- **TASK PROMPT**: Find each line with "Clone" and copy it.

[Records excerpted from a collection]
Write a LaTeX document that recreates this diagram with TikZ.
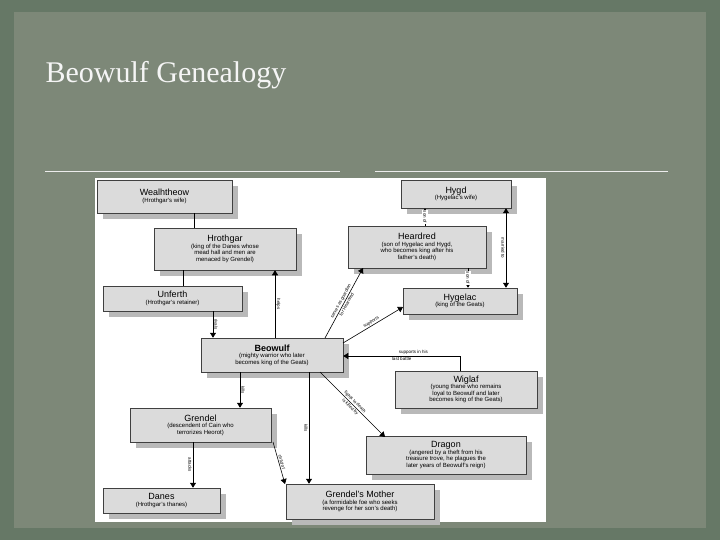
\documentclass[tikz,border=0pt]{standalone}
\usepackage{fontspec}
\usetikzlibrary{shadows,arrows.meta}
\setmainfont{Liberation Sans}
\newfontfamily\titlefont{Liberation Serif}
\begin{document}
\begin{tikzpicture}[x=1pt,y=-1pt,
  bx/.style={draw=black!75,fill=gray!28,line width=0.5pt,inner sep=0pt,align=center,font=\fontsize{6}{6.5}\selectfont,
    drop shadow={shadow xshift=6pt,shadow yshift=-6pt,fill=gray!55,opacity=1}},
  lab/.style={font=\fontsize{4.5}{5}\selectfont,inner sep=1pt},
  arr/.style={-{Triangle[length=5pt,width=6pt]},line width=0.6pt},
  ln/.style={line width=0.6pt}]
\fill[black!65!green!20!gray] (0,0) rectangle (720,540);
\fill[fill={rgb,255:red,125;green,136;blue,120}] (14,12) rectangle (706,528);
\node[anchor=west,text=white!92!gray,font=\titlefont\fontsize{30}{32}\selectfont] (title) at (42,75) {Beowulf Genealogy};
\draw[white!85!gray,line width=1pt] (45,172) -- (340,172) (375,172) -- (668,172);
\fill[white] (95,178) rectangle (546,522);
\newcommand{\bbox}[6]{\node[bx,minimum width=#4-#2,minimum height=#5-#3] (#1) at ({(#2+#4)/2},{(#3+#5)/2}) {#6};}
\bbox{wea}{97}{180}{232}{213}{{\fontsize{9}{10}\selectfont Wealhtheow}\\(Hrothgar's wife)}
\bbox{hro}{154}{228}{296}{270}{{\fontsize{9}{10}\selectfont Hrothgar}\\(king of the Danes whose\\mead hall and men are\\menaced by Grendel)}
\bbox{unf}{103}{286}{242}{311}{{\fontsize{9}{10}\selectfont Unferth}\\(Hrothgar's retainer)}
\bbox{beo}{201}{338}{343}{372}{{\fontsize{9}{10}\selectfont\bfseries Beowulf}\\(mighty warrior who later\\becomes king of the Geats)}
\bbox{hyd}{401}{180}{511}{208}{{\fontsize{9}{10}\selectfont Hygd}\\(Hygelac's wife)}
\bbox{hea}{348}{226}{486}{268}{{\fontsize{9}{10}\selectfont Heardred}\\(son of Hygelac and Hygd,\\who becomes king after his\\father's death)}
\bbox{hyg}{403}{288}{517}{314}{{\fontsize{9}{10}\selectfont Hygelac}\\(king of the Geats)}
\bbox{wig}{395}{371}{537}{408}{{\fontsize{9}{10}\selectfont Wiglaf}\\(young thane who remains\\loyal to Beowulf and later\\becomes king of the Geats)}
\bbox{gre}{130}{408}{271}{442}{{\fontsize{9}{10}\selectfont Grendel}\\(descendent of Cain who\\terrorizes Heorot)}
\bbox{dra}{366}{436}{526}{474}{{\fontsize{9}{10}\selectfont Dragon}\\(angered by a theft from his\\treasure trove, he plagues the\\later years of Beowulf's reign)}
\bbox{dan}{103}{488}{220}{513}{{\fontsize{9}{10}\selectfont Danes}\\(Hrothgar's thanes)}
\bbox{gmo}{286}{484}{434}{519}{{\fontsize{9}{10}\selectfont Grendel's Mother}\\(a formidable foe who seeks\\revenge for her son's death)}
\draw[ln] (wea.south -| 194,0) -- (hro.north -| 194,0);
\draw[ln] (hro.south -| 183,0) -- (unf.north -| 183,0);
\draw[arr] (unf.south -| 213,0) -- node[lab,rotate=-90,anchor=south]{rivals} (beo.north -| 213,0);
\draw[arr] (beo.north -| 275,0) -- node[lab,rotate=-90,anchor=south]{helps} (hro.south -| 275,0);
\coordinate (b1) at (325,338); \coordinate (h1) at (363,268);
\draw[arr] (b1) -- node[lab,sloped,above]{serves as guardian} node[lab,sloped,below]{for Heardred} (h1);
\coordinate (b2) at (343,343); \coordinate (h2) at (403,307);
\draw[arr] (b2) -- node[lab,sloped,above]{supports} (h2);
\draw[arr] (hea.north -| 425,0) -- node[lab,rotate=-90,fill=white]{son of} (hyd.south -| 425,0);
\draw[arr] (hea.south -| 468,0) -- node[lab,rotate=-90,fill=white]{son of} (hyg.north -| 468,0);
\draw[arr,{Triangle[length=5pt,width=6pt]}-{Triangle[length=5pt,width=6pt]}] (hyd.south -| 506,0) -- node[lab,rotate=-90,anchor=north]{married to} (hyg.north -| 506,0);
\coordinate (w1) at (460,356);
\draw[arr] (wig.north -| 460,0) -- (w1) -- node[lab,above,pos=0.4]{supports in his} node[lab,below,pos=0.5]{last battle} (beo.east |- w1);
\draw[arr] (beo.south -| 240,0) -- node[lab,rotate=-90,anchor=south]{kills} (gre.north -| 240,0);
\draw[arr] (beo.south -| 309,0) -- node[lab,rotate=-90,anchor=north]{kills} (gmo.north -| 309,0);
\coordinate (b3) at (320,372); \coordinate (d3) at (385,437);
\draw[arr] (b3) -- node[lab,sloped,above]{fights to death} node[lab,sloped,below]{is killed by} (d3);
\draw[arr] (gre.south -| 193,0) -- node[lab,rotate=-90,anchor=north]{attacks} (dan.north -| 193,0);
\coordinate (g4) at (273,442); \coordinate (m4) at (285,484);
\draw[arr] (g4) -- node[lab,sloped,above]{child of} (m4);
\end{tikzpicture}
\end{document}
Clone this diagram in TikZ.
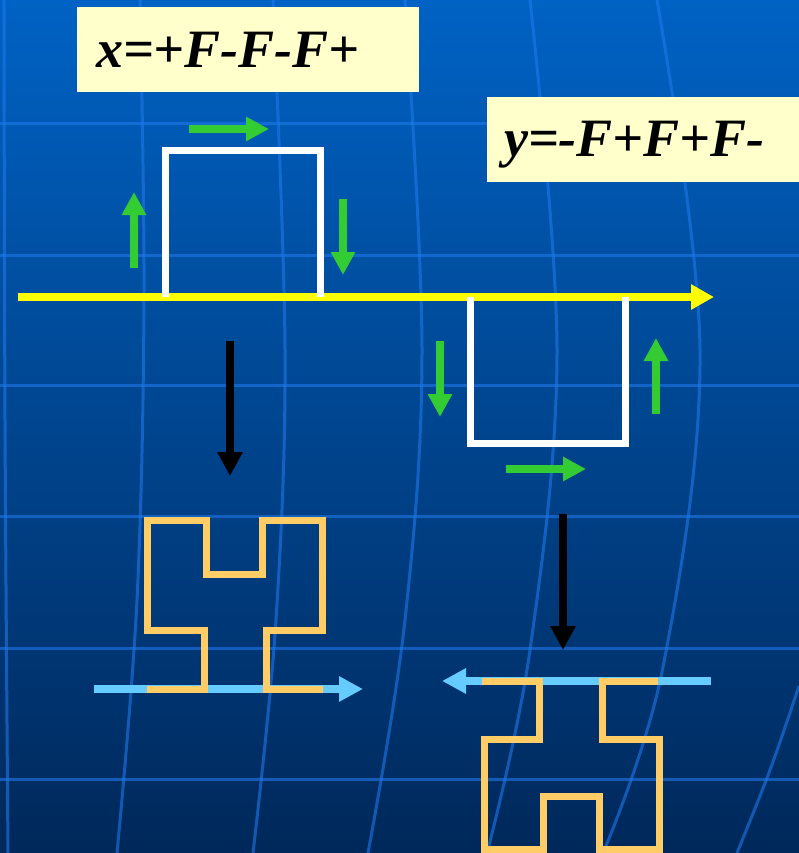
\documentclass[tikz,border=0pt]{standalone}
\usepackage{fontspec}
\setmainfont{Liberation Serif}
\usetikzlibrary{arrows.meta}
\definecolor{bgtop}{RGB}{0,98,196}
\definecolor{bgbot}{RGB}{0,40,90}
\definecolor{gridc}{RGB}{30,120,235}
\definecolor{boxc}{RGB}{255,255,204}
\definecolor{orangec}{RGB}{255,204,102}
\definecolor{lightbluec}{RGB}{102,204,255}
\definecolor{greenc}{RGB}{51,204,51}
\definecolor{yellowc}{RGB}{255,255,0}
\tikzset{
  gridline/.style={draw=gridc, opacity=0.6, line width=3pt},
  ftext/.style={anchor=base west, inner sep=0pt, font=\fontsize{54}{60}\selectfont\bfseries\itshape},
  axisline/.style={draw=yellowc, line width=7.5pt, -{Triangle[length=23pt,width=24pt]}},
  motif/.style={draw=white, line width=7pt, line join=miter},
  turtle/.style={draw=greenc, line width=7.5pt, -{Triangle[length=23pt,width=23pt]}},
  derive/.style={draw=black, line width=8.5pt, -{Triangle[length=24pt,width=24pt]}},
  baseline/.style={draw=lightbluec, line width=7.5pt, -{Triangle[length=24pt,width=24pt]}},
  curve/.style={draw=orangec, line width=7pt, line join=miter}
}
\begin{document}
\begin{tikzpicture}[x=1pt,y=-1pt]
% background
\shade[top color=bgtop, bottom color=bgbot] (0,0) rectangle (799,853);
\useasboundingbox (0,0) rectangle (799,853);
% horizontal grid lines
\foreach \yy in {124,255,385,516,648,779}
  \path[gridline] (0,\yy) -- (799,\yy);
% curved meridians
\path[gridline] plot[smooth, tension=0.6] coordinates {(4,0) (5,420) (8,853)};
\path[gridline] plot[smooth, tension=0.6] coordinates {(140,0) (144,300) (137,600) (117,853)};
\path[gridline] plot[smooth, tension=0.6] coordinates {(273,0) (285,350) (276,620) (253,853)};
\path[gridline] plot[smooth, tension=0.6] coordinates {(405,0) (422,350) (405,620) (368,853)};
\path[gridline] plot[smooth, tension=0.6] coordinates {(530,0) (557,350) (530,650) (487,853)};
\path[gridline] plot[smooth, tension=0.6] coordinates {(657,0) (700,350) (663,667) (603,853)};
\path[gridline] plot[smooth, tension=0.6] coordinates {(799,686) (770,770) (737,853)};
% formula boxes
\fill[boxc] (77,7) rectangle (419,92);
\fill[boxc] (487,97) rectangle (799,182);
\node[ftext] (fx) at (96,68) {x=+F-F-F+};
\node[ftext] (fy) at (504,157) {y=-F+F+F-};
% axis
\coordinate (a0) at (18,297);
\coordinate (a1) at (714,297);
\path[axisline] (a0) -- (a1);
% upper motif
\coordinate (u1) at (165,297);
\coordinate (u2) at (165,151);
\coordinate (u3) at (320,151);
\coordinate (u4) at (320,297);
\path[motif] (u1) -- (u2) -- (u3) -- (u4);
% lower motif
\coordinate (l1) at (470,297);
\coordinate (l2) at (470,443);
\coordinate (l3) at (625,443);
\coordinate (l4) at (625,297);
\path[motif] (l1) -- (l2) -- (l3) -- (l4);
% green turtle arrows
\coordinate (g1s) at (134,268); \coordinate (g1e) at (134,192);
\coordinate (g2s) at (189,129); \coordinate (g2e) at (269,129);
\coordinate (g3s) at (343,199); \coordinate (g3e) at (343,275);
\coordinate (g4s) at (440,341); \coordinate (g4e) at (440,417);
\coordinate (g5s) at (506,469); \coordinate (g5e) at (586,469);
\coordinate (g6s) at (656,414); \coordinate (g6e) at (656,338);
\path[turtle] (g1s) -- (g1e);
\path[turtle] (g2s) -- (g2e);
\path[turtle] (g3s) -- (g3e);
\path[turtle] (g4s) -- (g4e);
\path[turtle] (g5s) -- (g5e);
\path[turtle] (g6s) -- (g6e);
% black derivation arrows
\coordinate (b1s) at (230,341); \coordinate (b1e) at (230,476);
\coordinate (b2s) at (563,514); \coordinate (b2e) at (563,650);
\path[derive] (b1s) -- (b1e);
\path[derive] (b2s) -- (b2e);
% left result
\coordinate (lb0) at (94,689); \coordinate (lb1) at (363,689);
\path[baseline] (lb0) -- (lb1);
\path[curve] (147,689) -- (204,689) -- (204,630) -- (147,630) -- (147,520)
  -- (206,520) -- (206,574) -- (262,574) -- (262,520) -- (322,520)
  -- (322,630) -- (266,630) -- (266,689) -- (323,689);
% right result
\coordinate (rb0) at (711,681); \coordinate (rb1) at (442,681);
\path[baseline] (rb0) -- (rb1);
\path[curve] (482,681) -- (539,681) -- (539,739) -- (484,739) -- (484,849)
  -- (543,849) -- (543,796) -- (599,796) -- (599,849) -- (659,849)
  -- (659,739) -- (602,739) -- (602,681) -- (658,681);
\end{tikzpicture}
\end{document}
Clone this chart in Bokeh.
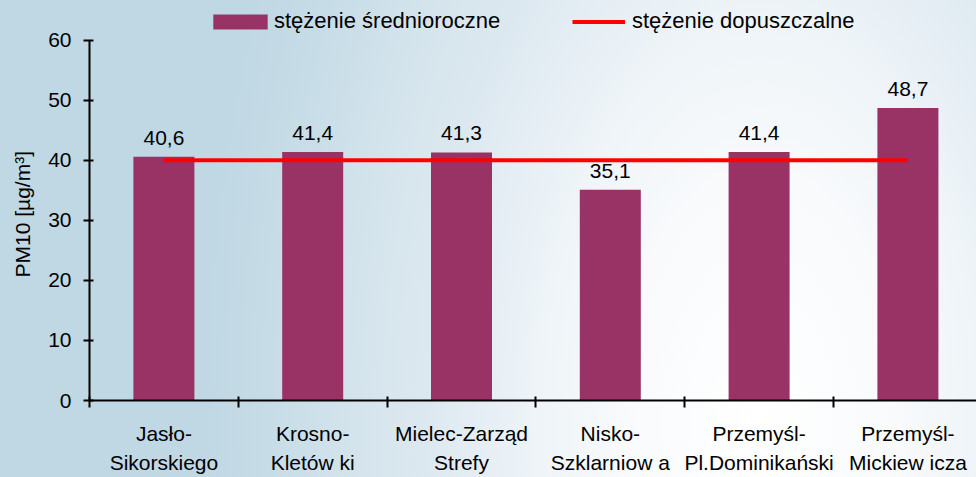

- **EXERCISE RESULT**:
Clone this diagram in TikZ.
Clone this chart in Bokeh.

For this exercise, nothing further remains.